Plotting code records:
+---+

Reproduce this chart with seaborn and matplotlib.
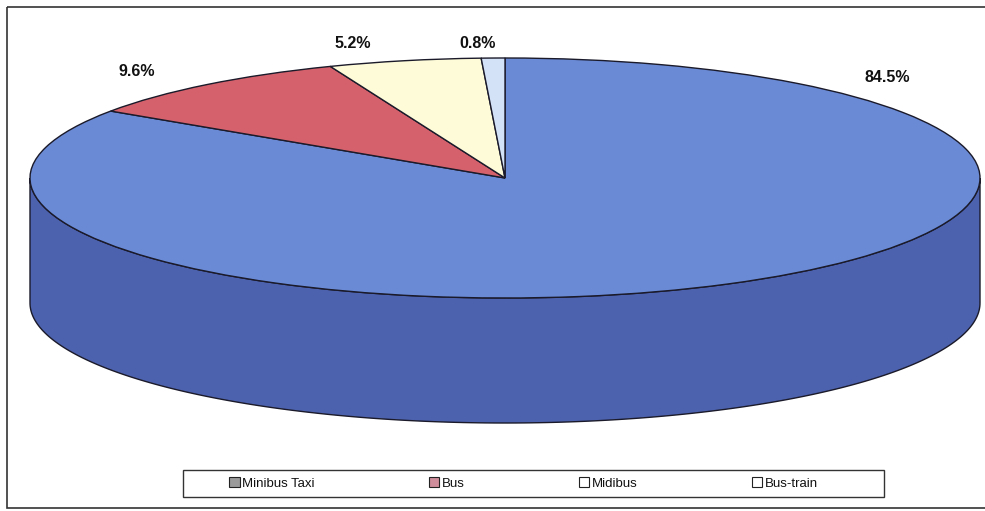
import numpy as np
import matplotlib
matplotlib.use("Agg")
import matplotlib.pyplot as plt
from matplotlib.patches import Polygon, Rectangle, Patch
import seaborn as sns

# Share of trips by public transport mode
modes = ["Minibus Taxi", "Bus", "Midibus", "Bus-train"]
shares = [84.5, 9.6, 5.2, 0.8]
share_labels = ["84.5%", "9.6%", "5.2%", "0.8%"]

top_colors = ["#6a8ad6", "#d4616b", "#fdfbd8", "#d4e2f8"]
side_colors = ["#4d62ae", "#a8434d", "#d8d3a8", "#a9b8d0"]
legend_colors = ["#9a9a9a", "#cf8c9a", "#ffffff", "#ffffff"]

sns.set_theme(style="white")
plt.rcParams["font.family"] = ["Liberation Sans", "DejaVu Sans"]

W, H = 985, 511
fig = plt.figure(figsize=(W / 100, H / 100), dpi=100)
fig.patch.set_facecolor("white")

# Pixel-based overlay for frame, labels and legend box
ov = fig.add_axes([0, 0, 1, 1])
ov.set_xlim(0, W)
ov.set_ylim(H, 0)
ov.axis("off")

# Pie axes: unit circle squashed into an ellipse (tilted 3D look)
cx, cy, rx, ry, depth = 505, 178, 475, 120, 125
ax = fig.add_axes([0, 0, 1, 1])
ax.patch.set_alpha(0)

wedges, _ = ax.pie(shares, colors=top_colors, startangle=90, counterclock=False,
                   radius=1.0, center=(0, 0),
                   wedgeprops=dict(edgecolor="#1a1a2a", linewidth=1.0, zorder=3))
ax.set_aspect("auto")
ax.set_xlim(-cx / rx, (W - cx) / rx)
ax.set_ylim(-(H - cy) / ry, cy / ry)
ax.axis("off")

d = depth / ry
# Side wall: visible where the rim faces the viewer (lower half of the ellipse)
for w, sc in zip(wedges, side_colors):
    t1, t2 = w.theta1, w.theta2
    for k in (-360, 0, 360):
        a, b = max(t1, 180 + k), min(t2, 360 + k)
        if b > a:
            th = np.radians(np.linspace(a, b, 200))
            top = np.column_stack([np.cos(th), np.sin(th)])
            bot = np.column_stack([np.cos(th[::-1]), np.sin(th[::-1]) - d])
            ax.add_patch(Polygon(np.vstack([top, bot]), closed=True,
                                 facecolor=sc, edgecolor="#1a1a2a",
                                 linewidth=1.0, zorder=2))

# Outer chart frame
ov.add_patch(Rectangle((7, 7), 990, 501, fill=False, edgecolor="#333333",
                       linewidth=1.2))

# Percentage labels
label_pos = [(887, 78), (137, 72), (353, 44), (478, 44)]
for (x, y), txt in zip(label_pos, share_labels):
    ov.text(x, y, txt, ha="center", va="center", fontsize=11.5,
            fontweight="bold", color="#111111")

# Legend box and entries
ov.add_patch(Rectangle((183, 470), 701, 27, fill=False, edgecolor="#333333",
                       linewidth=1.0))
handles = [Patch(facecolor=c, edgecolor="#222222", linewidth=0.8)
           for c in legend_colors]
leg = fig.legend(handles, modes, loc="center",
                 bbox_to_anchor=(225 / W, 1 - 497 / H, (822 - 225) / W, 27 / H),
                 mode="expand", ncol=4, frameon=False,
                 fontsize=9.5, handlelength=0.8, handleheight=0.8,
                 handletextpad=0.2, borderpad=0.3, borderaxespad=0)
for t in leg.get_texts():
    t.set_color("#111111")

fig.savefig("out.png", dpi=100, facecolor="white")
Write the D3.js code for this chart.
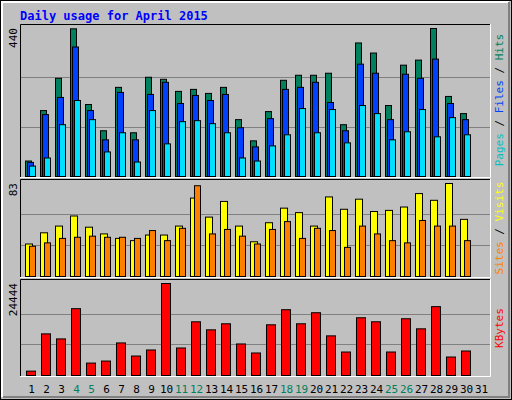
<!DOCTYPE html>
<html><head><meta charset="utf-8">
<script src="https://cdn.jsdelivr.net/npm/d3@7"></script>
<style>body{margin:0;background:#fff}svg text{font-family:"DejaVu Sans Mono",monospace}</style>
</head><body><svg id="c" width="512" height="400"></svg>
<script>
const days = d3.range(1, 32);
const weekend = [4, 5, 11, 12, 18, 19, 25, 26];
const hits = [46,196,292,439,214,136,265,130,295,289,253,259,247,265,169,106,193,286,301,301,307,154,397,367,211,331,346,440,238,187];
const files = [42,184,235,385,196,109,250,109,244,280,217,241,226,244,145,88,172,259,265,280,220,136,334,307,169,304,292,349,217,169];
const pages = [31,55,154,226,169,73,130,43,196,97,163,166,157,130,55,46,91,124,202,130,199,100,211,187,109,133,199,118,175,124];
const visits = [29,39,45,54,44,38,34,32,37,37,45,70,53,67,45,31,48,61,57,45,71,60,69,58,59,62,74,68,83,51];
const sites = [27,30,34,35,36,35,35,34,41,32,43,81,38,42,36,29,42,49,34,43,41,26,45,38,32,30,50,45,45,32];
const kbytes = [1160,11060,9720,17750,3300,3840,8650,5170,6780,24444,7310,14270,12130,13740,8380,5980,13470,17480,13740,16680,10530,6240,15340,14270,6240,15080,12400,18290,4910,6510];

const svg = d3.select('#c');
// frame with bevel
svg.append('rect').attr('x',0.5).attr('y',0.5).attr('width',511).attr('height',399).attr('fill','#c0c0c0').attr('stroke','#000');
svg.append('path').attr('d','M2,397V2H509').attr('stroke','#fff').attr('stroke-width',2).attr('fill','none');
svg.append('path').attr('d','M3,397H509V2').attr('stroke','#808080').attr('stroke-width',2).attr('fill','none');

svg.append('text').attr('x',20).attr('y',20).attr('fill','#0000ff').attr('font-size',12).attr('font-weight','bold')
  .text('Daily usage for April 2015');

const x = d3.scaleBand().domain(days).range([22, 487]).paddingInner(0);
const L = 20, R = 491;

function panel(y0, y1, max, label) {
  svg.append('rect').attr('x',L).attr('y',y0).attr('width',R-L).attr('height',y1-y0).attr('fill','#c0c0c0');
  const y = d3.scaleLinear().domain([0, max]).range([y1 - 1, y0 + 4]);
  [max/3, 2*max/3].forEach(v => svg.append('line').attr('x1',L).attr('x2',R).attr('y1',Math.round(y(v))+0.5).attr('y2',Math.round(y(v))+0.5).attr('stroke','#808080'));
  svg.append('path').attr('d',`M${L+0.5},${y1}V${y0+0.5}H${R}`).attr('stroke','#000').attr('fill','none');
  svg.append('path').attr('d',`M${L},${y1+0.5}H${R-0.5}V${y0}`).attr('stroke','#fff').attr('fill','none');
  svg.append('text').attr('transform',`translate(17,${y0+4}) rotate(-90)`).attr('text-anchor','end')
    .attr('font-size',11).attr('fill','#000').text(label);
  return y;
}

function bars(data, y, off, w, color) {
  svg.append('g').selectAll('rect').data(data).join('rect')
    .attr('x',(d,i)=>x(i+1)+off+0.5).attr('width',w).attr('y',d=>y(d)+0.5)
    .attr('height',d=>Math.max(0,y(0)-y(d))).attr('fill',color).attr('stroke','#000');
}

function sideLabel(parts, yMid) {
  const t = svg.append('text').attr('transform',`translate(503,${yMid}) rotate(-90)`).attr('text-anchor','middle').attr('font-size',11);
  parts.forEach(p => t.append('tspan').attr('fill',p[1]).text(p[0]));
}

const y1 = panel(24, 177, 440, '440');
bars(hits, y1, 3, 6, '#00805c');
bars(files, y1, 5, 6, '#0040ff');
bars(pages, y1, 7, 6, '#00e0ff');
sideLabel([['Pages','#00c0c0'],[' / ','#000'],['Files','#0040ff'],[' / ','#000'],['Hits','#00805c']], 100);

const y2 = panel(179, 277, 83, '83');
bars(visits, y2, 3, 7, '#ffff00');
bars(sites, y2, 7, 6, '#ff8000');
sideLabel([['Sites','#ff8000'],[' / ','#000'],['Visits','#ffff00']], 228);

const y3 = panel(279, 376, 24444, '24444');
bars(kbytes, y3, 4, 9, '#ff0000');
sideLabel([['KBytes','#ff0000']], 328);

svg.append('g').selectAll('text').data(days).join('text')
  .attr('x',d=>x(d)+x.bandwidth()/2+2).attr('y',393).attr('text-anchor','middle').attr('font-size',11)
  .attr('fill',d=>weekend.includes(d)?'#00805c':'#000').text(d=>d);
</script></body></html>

+---+

Using the listing above, state the number of lines that hold "seaborn", with no other text.

2